Depois temos ainda Yusaka Hanakuma, Hideyasu Moto, Saito Yunasuke e Yuka Goto, com um desenho mais cru, naïf, mas que servem bem o propósito terrivelmente cómico e horrível das suas histórias (um casal a ter cachorrinhos, duas vizinhas num combate por causa de um cão, uma miúda a fugir de uma chuva de urina de um gigante, a morte de um pai extremoso e os seus cinquenta filhos fantasmáticos). E Einosuke (aqui ao lado), que num estilo concentradíssimo, mostra apenas uma família a comer massa, mas isso transforma-se numa epopeia de sensações exacerbadas.

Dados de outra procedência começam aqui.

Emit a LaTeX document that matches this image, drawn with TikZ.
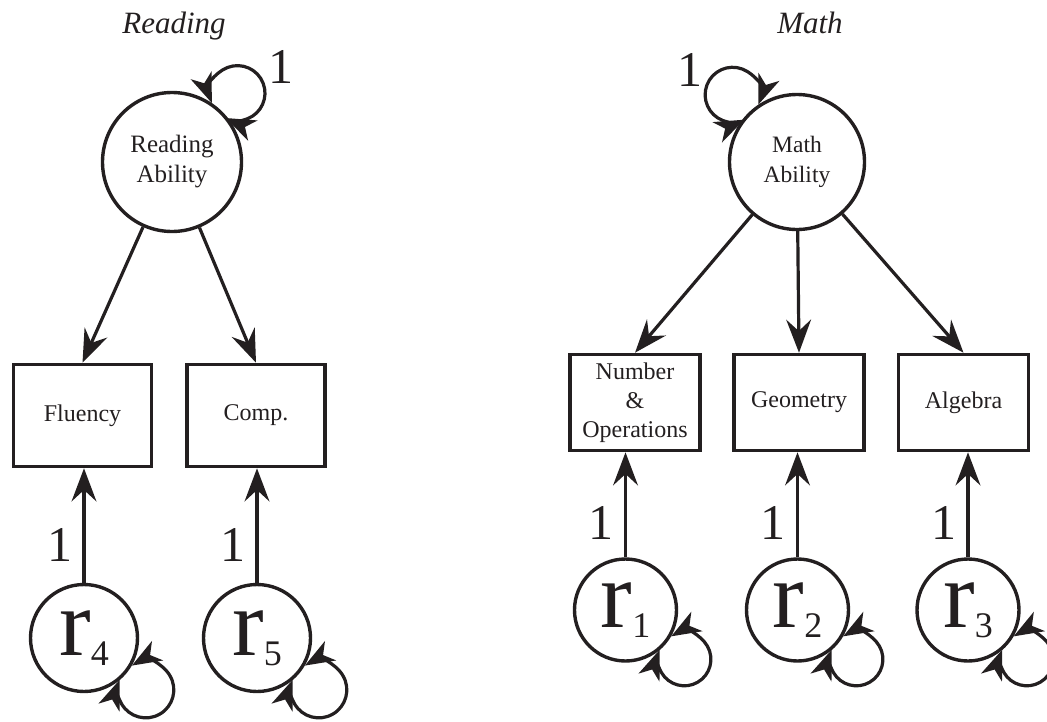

Seguramente que, com a abertura progressiva do mercado, a multiplicação dos públicos variados, o aparecimento de editores decididos a projectos diferenciados (mas também apoios institucionais, pois tal como a antologia sueca From the Shadow of Northern Lights, este livro foi publicado com fundos de institutos culturais associados aos países respectivos pela editora independente norte-americana) o leque de oferta vai abrindo, sobretudo na direcção destes territórios menos habituais. No centro da nossa ignorância, imaginamos que existiriam muitas outras revistas possíveis desta atenção. Conhecendo, por exemplo, as revistas Error (muito cool, visual, com ecos europeus), a Comics H (antologia diversa em torno do género “slice of life”), a Aries (sobretudo dedicada ao ero-goru conemporâneo), e vendo nela uma grande diversidade, imaginamos essa situação, nada mais.

Tal como Frédéric Boilet queria diferenciar “le manga” de “la manga” no seu Manifesto, estas obras e estes autores utilizam esta linguagem artística para a exploração de expressividades pessoais, fantasias intransmissíveis, caminhos específicos do desenho, poemas de grande densidade, ou humores atrozes, derrotando aquela suavidade mais acessível de outro tipo de banda desenhada (que não significa necessariamente falta de mestria e de interesse). A antologia não indica quais os anos ou os números da AX em que as histórias seleccionadas foram publicadas, o que poderia ajudar nalguma arqueologia, mas as pequenas biografias finais acrescentam mais alguma informação sobre os autores e, tais como aquelas antologias indicadas no princípio, este volume abre o apetite para mais pratos alternativos… se a promessa for cumprida, o segundo volume virá em breve.
Nota: agradecimentos à editora, pela oferta do livro.